I think rgbcx.h's max quality is slightly higher than icbc's HQ mode because prioritized cluster fit can afford to do optimal rounding and evaluate accurate MSE errors in every trial. Regular cluster fit can't afford to do so because it has to evaluate so many total orderings.


Saturday, April 4, 2020

New BC1 benchmark

Optimizing BC1 encoding is still useful and interesting because the same core algorithms are used in BC7 and ASTC/UASTC encoders. Most improvements made to BC1 encoding carry over nicely to the 2-bit and 3-bit selector modes of other formats.

Here's my latest benchmark:

The highest performing samples (above 37 dB) are rgbcx in 3-color block mode, where it can use transparent black colors (selector 3) for opaque black or very dark texels. (The only other BC1 encoder that might support this mode is the one in NVidia Texture Tools, but I'm not sure.) This technically turns opaque textures into textures with a useless alpha channel, but if the engine or shader just ignores alpha then this mode performs exceptionally well in the average case. The flags are cEncodeBC1Use3ColorBlocksForBlackPixels | cEncodeBC1Use3ColorBlocks

This mode is super useful because it allows the 3-color block encoder to focus the endpoints on the brighter texels within the block, potentially greatly increasing quality. Blocks with very dark or black texels are common in practice.

If your engine supports ignoring the alpha channel in sampled BC1 textures then everyone using BC1 should be using encoders that support this.


rgbcx.h flags:

- h is cEncodeBC1HighQuality
- ut is cEncodeBC1UseLikelyTotalOrderings
- ub is cEncodeBC1Use3ColorBlocksForBlackPixels
- 3 is cEncodeBC1Use3ColorBlocks

From the benchmarks I've seen it appears NVidia Texture Tools BC1 is around the same perf. as libsquish at slightly higher quality:

I believe this was rgbcx using 10 total orderings (the default setting). The max is 32, and every additional total ordering increases average quality.

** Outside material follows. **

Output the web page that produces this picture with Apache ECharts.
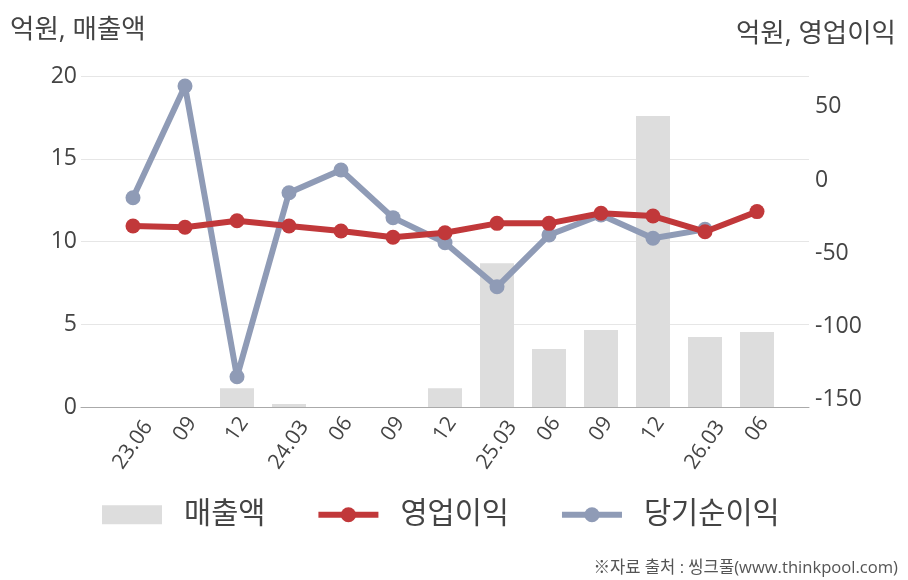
<!DOCTYPE html>
<html>
<head>
<meta charset="utf-8">
<script src="https://cdn.jsdelivr.net/npm/echarts@6/dist/echarts.min.js"></script>
<style>
html,body{margin:0;padding:0;background:#fff;}
#chart{width:908px;height:580px;}
</style>
</head>
<body>
<div id="chart"></div>
<script>
const categories = ['23.06','09','12','24.03','06','09','12','25.03','06','09','12','26.03','06'];
const sales = [0, 0, 1.13, 0.18, 0, 0, 1.13, 8.68, 3.5, 4.65, 17.58, 4.23, 4.53];
const operatingProfit = [-31.4, -32.3, -27.8, -31.4, -34.8, -39.1, -36.0, -29.6, -29.6, -22.7, -24.6, -35.3, -21.6];
const netProfit = [-12.1, 64.2, -134.3, -8.7, 6.8, -25.7, -42.8, -72.9, -37.6, -23.9, -39.8, -33.7, null];
const leftTicks = [0, 5, 10, 15, 20];
const rightTicks = [-150, -100, -50, 0, 50];

const FONT = "'Open Sans','Noto Sans CJK KR',sans-serif";
const pad = a => [null].concat(a, [null]);
const labelBase = {fontSize: 21, color: '#444', fontFamily: FONT};

const chart = echarts.init(document.getElementById('chart'), null, {renderer: 'canvas'});
chart.setOption({
  animation: false,
  backgroundColor: '#ffffff',
  textStyle: {fontFamily: FONT},
  title: [
    {text: '억원, 매출액', left: 5, top: 12, textStyle: {fontSize: 26.5, fontWeight: 'normal', color: '#444', fontFamily: FONT}},
    {text: '억원, 영업이익', right: 7, top: 16, textStyle: {fontSize: 26.5, fontWeight: 'normal', color: '#444', fontFamily: FONT}},
    {text: '※자료 출처 : 씽크풀(www.thinkpool.com)', right: 5, top: 555, textStyle: {fontSize: 16.6, fontWeight: 'normal', color: '#555', fontFamily: FONT}}
  ],
  legend: {
    left: 97,
    top: 495,
    itemWidth: 60,
    itemHeight: 19,
    itemGap: 50,
    textStyle: {fontSize: 29.5, color: '#444', fontFamily: FONT, padding: [0, 0, 0, 17]},
    data: [
      {name: '매출액', icon: 'rect'},
      {name: '영업이익', lineStyle: {width: 6, color: '#c1383a'}},
      {name: '당기순이익', lineStyle: {width: 6, color: '#8f9bb6'}}
    ]
  },
  grid: {left: 81, right: 99, top: 76, bottom: 173, containLabel: false},
  xAxis: {
    type: 'category',
    boundaryGap: false,
    data: [''].concat(categories, ['']),
    axisLine: {lineStyle: {color: '#aaaaaa', width: 1}},
    axisTick: {show: false},
    axisLabel: {
      interval: 0,
      rotate: 55,
      margin: 22,
      align: 'center',
      verticalAlign: 'middle',
      formatter: v => v === '' ? '' : (v.length > 2 ? '{l|' + v + '}' : '{s|' + v + '}'),
      rich: {
        l: Object.assign({padding: [18, 26, 0, 0]}, labelBase),
        s: Object.assign({padding: [0, 0, 0, 0]}, labelBase)
      },
      fontSize: 21,
      color: '#444',
      fontFamily: FONT
    },
    splitLine: {show: false}
  },
  yAxis: [
    {
      type: 'value',
      min: leftTicks[0],
      max: leftTicks[leftTicks.length - 1],
      interval: 5,
      axisLine: {show: false},
      axisTick: {show: false},
      axisLabel: {fontSize: 23, color: '#444', margin: 4, fontFamily: FONT},
      splitLine: {lineStyle: {color: '#e6e6e6', width: 1}}
    },
    {
      type: 'value',
      min: -155,
      max: 71,
      splitNumber: 5,
      position: 'right',
      axisLine: {show: false},
      axisTick: {show: false},
      axisLabel: {
        fontSize: 23, color: '#444', margin: 6, fontFamily: FONT,
        formatter: v => rightTicks.indexOf(Math.round(v)) >= 0 && Math.abs(v - Math.round(v)) < 1e-6 ? String(Math.round(v)) : ''
      },
      splitLine: {show: false}
    }
  ],
  series: [
    {
      name: '매출액',
      type: 'bar',
      yAxisIndex: 0,
      barWidth: 34,
      data: pad(sales),
      itemStyle: {color: '#dddddd'},
      z: 1
    },
    {
      name: '당기순이익',
      type: 'line',
      yAxisIndex: 1,
      data: pad(netProfit),
      symbol: 'circle',
      symbolSize: 15,
      lineStyle: {color: '#8f9bb6', width: 6},
      itemStyle: {color: '#8f9bb6'},
      z: 3
    },
    {
      name: '영업이익',
      type: 'line',
      yAxisIndex: 1,
      data: pad(operatingProfit),
      symbol: 'circle',
      symbolSize: 15,
      lineStyle: {color: '#c1383a', width: 6},
      itemStyle: {color: '#c1383a'},
      z: 4
    }
  ]
});
</script>
</body>
</html>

So at higher settings rgbcx is likely competitive against nvtt while being faster.

I'm currently working on integrating NVTT into my test app.

Friday, February 28, 2020

UASTC benchmark

RGB PSNR over a 1,048,576 4x4 block compression torture test (random blocks from 81 test textures):
    Near-opt BC7 (BC7E slower):   41.743
    astcenc_thorough:             40.892
    UASTC (veryslow)->ASTC        40.373
    UASTC (veryslow)->BC7         39.965
    UASTC (slower)->ASTC          40.163
    UASTC (slower)->BC7:          39.782
    UASTC (default)->ASTC         39.372
    UASTC (default)->BC7:         39.171
    UASTC (faster)->ASTC          39.269
    UASTC (fastest)->ASTC         34.654
    UASTC (fastest)->BC7          34.554
    ispc_texcomp ASTC alpha_slow: 39.768
    stb_dxt BC1 HIGHQUAL:         32.479
    UASTC (slower)->BC1:          32.148
    UASTC (fastest)->BC1          32.256
    UASTC (slower)->ETC1:         30.956
    UASTC (fastest)->ETC1:        30.113
    UASTC (slower)->R11:          37.942

The 4096x4096 .PNG is here.

The EAC R11 format is R PSNR, and is included for comparison purposes.

Notice that the UASTC->BC1 quality actually increased when going from "slower" to "fastest" mode. This is because in "fastest" mode, almost all the blocks used UASTC mode 0, which is more compatible with BC1. (UASTC has 1-2 bits of BC1 hints per block that allow the UASTC block to be converted directly to BC1 blocks, skipping real-time encoding.)